-- Begin Provided material --

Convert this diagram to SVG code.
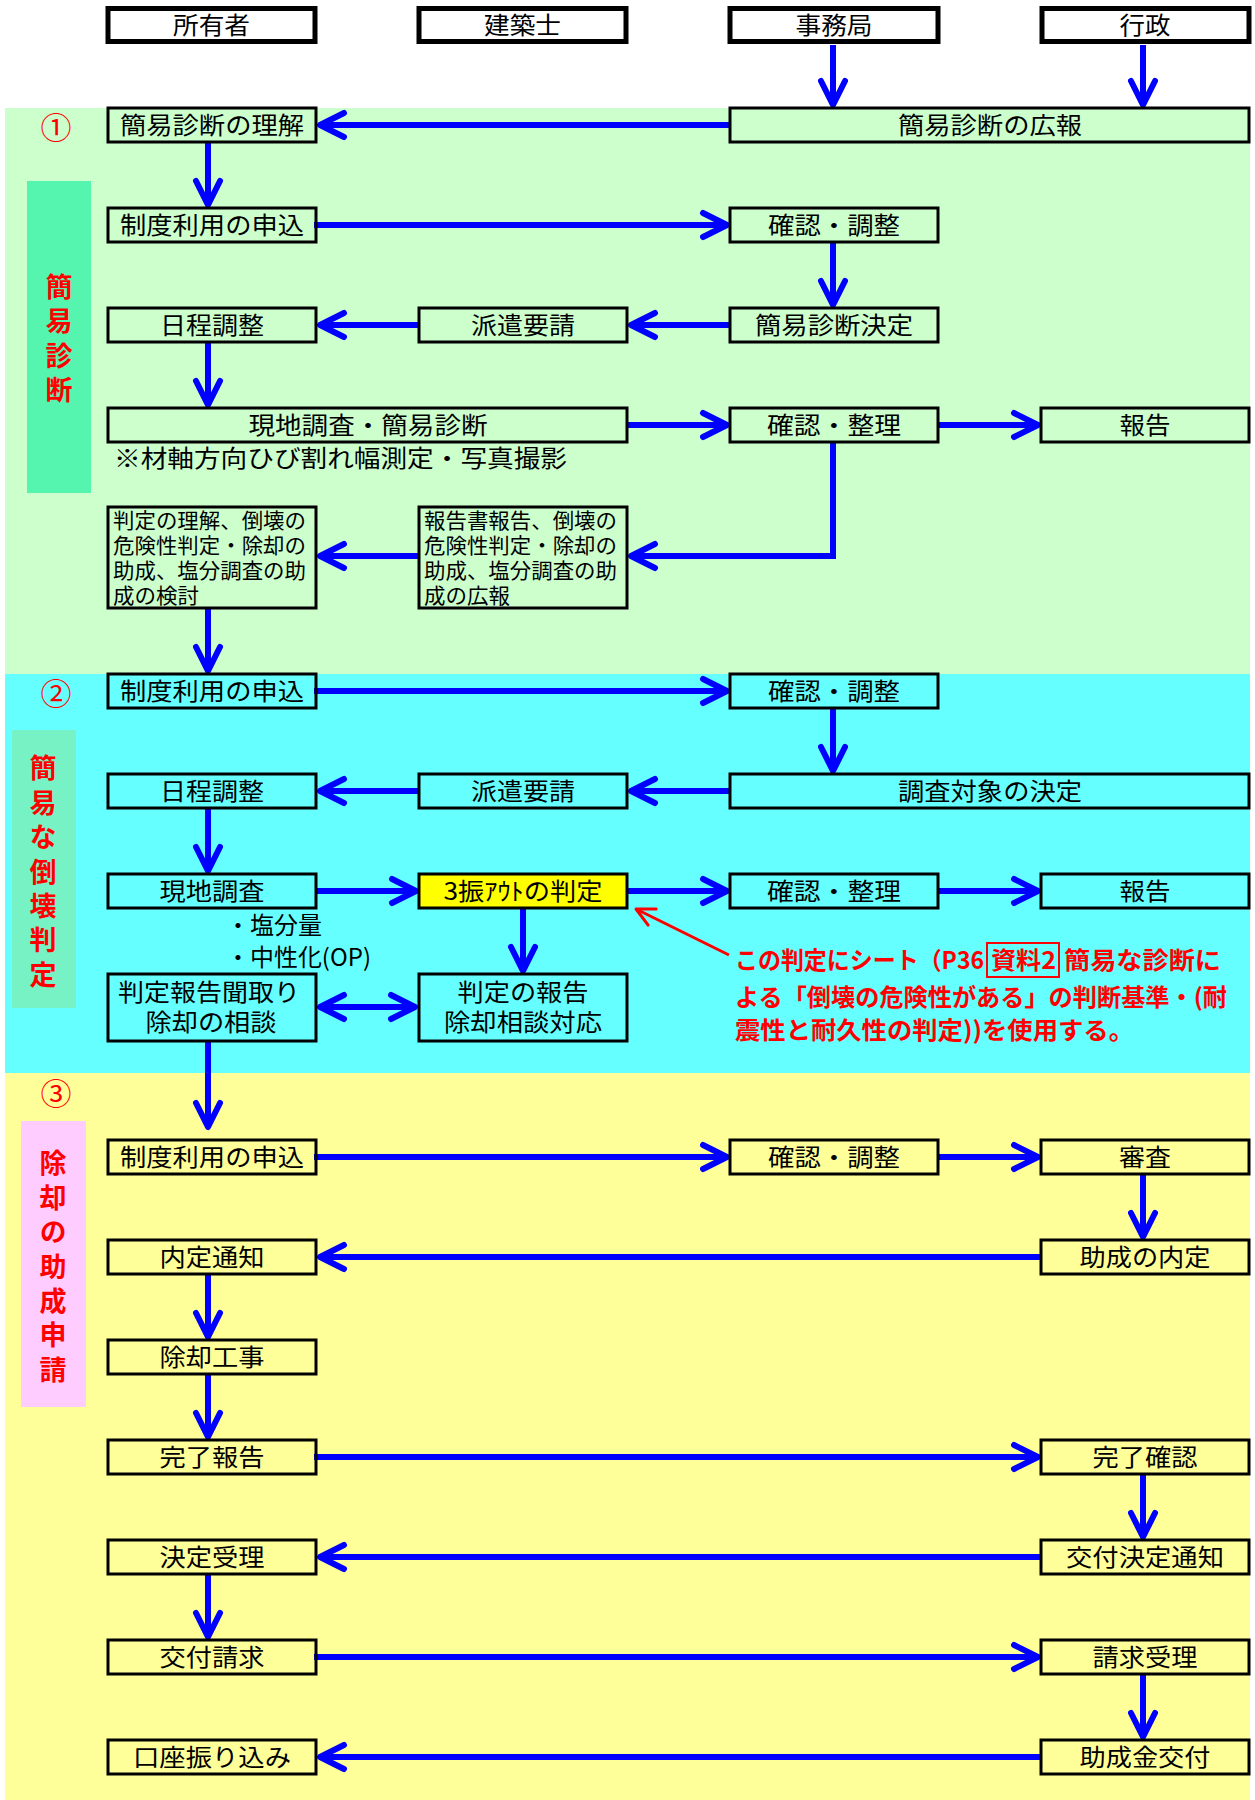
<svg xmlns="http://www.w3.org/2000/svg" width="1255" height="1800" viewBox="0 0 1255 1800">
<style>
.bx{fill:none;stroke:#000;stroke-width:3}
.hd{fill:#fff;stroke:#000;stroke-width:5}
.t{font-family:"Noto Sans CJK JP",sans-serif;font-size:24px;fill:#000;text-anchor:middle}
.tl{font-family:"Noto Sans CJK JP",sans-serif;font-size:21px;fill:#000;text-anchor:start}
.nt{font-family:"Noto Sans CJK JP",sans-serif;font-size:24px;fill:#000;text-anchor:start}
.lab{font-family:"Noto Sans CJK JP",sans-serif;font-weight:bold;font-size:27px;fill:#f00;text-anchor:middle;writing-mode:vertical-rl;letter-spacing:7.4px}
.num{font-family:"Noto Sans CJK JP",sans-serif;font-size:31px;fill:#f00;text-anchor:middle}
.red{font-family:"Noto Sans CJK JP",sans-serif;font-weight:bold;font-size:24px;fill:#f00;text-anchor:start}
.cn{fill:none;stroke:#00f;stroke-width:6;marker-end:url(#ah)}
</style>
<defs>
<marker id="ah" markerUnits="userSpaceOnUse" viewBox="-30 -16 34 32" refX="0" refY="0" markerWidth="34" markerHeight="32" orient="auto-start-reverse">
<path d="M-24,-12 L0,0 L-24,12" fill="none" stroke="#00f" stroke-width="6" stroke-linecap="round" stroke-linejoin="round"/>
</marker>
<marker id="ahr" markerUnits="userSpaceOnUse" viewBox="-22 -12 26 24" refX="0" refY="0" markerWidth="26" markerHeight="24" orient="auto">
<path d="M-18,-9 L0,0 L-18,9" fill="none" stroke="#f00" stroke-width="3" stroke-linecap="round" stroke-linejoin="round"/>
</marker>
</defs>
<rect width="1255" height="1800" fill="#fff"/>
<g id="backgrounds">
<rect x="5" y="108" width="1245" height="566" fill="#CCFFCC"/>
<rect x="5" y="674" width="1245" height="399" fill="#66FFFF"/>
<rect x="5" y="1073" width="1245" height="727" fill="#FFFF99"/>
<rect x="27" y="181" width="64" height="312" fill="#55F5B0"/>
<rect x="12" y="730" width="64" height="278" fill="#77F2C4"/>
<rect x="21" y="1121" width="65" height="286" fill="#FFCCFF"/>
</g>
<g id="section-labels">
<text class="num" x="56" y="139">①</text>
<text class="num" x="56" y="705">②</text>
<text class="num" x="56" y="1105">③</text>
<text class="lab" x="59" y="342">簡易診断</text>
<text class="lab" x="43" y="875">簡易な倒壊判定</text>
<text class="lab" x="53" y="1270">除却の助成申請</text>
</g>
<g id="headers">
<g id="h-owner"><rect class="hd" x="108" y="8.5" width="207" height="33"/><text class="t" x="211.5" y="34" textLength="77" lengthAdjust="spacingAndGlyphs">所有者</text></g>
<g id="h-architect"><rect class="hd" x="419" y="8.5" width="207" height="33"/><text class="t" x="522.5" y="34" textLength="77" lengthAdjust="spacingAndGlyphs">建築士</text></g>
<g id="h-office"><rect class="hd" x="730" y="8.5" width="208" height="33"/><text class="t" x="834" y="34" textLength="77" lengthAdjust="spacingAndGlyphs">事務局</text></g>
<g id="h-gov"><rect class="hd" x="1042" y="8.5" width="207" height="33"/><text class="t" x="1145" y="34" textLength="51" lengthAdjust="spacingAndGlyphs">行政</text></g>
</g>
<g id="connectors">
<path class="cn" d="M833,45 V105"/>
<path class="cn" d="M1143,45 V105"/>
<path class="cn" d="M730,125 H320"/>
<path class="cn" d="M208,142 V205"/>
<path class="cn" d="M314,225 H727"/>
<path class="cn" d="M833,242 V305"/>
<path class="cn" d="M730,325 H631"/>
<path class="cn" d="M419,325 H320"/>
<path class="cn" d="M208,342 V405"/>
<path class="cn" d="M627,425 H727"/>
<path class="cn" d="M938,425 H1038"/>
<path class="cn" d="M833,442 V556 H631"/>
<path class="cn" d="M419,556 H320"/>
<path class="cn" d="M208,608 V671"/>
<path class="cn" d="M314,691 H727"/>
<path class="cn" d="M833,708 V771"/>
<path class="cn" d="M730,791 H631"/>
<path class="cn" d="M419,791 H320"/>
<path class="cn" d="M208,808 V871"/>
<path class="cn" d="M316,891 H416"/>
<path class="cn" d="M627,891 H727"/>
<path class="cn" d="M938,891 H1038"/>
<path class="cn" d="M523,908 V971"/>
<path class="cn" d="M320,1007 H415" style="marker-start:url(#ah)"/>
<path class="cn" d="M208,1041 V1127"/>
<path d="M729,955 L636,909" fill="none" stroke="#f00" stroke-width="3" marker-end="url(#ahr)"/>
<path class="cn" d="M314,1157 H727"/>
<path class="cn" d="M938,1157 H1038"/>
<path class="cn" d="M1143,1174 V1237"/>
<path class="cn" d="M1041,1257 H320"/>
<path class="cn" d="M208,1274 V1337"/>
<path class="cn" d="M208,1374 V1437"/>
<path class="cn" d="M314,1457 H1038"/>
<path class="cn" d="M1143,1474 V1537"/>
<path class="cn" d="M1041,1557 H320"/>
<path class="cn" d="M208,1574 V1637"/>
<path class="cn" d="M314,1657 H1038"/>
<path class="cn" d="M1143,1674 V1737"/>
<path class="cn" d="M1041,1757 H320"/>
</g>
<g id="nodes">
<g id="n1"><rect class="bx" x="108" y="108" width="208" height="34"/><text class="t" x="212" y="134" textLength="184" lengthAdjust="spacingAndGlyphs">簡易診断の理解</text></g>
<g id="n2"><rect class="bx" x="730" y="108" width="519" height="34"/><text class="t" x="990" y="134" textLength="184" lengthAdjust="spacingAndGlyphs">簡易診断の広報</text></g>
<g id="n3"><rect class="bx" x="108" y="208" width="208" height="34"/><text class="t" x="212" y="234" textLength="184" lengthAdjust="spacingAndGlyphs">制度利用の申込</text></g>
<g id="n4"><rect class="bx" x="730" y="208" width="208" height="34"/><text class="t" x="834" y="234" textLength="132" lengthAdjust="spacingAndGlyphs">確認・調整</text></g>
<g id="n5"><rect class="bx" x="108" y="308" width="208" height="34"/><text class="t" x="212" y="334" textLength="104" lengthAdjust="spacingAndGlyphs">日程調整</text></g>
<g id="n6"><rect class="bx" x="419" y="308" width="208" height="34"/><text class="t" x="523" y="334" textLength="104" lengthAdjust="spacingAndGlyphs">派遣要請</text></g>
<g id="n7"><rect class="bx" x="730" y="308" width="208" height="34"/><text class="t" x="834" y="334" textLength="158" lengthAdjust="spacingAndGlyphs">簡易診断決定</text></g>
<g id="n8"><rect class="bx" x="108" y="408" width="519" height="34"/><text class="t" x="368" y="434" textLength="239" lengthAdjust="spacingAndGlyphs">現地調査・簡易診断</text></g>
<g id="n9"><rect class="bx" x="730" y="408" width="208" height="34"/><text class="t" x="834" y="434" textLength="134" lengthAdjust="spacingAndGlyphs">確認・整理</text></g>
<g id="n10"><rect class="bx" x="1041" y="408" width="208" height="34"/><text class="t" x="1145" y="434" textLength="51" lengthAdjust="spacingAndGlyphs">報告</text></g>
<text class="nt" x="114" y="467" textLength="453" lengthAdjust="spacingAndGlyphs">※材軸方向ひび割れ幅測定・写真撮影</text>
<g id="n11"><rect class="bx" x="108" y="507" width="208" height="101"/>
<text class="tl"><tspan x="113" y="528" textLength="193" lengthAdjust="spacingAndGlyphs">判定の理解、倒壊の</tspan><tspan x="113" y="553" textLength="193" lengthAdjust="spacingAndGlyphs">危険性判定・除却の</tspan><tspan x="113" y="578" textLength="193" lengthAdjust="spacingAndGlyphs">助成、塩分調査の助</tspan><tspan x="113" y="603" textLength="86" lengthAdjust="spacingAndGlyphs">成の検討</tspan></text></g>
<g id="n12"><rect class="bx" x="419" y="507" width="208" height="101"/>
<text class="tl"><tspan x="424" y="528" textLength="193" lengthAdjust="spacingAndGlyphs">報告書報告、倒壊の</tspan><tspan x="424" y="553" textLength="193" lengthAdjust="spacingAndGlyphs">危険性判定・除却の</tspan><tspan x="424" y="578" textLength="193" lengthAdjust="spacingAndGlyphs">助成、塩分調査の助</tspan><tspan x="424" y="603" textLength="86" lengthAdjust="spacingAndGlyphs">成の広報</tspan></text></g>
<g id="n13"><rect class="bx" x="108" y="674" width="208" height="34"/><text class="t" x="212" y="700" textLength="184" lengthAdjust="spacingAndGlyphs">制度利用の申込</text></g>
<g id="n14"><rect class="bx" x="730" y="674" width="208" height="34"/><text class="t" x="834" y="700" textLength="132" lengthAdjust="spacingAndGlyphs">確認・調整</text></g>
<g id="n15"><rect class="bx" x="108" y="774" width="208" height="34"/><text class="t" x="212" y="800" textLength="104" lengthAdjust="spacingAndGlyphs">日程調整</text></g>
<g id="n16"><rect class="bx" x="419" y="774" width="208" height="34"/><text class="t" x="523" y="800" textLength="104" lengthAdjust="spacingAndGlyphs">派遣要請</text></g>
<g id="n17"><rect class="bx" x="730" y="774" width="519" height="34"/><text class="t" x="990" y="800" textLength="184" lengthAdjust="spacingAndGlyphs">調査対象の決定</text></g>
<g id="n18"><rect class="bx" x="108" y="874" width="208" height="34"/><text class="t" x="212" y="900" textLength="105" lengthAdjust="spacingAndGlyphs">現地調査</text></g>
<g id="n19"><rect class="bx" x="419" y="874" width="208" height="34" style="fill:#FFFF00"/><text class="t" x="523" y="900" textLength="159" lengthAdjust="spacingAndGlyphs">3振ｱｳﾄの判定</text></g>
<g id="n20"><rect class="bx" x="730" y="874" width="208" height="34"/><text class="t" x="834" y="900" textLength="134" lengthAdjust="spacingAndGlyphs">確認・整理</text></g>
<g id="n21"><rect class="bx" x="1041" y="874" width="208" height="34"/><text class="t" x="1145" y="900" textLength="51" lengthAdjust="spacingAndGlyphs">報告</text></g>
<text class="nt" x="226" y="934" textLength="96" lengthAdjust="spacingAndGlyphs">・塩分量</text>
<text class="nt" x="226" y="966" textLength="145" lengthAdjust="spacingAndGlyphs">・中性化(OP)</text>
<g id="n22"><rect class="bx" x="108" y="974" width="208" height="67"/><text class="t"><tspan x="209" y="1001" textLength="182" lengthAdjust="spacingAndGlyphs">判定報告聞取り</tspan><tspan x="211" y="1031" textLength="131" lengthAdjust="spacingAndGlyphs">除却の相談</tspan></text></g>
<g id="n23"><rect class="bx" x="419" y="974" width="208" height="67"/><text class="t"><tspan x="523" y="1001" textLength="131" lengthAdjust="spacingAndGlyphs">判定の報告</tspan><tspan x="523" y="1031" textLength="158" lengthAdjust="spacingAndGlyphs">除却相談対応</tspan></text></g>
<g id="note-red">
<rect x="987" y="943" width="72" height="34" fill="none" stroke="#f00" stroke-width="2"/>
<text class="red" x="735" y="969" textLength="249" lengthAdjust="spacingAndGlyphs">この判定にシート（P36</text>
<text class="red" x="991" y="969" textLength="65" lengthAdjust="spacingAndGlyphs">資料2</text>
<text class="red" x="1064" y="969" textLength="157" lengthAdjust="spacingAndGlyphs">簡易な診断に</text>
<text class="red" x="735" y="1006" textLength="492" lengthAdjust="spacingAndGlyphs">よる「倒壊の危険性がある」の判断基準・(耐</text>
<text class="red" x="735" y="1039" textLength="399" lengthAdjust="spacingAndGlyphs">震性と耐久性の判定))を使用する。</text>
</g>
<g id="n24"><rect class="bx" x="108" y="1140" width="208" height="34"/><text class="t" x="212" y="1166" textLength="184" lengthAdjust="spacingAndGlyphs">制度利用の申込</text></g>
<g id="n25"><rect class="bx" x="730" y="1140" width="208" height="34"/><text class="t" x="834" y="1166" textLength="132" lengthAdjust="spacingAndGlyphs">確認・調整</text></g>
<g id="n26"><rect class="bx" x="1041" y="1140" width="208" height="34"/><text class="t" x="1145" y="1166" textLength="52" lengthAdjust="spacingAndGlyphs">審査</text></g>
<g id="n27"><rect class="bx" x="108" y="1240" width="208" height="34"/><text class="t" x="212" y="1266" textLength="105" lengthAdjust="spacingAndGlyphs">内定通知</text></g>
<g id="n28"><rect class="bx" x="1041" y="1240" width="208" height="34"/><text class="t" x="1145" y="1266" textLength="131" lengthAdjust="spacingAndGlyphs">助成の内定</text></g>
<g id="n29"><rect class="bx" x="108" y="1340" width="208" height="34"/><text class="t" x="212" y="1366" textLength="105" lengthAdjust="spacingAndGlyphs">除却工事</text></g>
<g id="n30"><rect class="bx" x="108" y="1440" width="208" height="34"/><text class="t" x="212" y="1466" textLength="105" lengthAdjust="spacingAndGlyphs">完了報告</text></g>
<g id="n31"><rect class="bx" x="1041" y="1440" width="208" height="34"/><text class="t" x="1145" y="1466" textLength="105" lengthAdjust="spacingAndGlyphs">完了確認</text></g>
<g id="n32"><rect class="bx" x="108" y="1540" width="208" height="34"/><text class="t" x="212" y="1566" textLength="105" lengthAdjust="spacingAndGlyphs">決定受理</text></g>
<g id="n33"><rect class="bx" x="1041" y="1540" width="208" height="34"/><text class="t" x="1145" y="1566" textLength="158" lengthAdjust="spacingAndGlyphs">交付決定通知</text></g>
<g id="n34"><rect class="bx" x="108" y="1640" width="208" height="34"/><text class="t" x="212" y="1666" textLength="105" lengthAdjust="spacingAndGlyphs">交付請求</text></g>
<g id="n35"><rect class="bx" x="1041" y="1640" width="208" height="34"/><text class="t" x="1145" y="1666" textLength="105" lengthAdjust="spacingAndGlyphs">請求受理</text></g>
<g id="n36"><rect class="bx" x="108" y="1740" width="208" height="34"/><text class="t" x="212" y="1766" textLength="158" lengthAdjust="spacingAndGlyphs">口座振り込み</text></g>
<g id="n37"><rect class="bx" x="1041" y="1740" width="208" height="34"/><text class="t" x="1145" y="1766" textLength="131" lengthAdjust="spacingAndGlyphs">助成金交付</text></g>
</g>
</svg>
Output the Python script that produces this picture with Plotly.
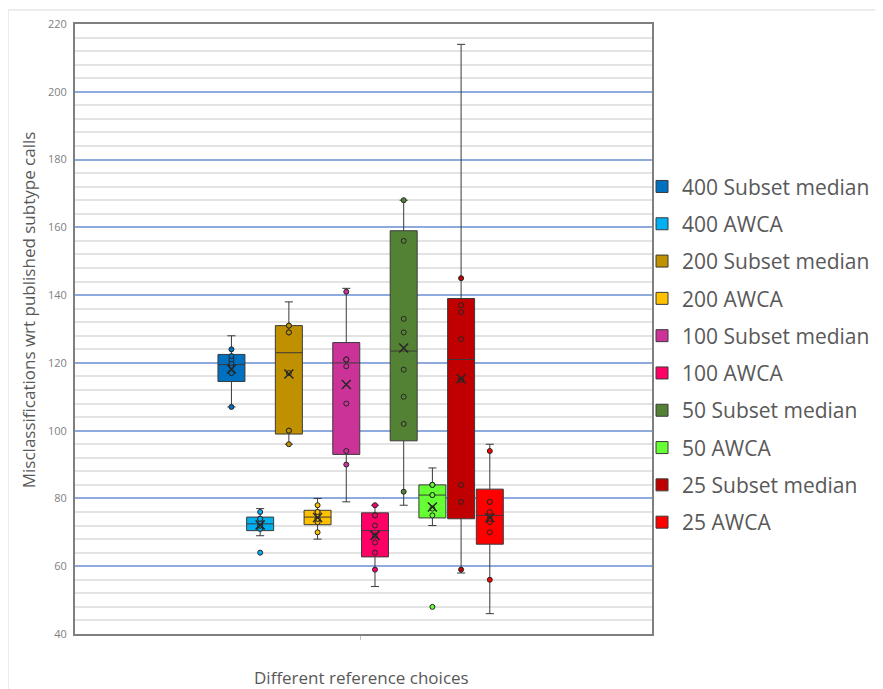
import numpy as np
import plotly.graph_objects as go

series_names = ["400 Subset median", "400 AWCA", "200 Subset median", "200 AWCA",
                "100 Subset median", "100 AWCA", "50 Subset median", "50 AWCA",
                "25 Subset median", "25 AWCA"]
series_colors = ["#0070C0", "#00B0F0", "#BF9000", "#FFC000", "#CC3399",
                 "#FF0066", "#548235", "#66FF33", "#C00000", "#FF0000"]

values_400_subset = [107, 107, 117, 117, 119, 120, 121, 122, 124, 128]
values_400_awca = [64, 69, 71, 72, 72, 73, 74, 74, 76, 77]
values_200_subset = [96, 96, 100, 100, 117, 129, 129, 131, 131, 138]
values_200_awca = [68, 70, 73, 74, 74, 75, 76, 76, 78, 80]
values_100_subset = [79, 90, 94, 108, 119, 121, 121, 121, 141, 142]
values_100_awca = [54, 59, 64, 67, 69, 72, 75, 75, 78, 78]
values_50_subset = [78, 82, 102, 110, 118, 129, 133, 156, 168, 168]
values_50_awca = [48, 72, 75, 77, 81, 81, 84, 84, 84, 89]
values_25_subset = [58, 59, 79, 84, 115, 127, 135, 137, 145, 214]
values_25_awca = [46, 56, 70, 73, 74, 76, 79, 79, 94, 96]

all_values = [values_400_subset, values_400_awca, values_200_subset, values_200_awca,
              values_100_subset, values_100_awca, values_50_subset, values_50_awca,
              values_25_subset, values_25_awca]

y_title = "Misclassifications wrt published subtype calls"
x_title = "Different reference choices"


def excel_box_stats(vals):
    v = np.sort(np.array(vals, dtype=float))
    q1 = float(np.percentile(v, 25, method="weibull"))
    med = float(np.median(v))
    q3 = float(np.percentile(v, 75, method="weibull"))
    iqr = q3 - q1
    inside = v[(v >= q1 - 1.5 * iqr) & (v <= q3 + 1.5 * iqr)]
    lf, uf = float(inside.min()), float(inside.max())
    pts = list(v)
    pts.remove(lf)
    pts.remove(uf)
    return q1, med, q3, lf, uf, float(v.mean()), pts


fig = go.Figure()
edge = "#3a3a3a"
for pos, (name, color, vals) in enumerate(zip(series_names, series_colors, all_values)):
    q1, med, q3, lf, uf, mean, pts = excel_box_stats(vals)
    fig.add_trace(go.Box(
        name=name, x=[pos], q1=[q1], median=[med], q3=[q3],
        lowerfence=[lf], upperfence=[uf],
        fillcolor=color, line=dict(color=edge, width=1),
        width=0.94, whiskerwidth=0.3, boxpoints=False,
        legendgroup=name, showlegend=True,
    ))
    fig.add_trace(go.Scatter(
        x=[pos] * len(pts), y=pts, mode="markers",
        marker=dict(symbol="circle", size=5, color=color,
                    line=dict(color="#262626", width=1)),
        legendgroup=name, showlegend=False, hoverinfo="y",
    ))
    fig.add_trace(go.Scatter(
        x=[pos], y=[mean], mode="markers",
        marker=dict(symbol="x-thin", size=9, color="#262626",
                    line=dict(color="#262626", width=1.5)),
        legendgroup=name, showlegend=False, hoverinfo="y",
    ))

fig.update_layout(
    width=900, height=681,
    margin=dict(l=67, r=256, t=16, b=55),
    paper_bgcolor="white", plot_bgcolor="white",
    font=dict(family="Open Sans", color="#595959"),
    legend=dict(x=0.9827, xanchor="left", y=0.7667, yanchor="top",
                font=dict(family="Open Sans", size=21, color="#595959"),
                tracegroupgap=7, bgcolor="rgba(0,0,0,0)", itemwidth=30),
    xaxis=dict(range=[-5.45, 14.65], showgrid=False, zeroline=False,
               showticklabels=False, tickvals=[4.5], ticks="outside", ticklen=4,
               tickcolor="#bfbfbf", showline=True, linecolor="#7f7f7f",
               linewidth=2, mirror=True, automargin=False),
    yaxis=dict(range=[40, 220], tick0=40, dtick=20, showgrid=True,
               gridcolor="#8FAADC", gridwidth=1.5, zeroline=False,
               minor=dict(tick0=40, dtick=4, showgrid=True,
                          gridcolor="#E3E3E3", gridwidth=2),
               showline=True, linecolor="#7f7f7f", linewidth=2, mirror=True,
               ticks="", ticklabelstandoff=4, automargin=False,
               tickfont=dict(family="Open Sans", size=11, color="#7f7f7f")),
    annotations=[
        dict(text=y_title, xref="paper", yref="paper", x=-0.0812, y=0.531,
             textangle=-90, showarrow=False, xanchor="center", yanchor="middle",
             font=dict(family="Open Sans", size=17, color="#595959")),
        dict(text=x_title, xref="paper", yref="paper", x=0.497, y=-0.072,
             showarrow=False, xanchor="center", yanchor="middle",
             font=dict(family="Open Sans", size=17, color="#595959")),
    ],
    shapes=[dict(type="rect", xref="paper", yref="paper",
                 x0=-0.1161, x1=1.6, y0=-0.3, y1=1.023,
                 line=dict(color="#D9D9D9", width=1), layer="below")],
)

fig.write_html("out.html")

-- End Provided material --

Using the entries above, transcribe every line from the line containing "Output the Python" through the line containing "79, 94, 96]". Do not copy pictures.

Output the Python script that produces this picture with Plotly.
import numpy as np
import plotly.graph_objects as go

series_names = ["400 Subset median", "400 AWCA", "200 Subset median", "200 AWCA",
                "100 Subset median", "100 AWCA", "50 Subset median", "50 AWCA",
                "25 Subset median", "25 AWCA"]
series_colors = ["#0070C0", "#00B0F0", "#BF9000", "#FFC000", "#CC3399",
                 "#FF0066", "#548235", "#66FF33", "#C00000", "#FF0000"]

values_400_subset = [107, 107, 117, 117, 119, 120, 121, 122, 124, 128]
values_400_awca = [64, 69, 71, 72, 72, 73, 74, 74, 76, 77]
values_200_subset = [96, 96, 100, 100, 117, 129, 129, 131, 131, 138]
values_200_awca = [68, 70, 73, 74, 74, 75, 76, 76, 78, 80]
values_100_subset = [79, 90, 94, 108, 119, 121, 121, 121, 141, 142]
values_100_awca = [54, 59, 64, 67, 69, 72, 75, 75, 78, 78]
values_50_subset = [78, 82, 102, 110, 118, 129, 133, 156, 168, 168]
values_50_awca = [48, 72, 75, 77, 81, 81, 84, 84, 84, 89]
values_25_subset = [58, 59, 79, 84, 115, 127, 135, 137, 145, 214]
values_25_awca = [46, 56, 70, 73, 74, 76, 79, 79, 94, 96]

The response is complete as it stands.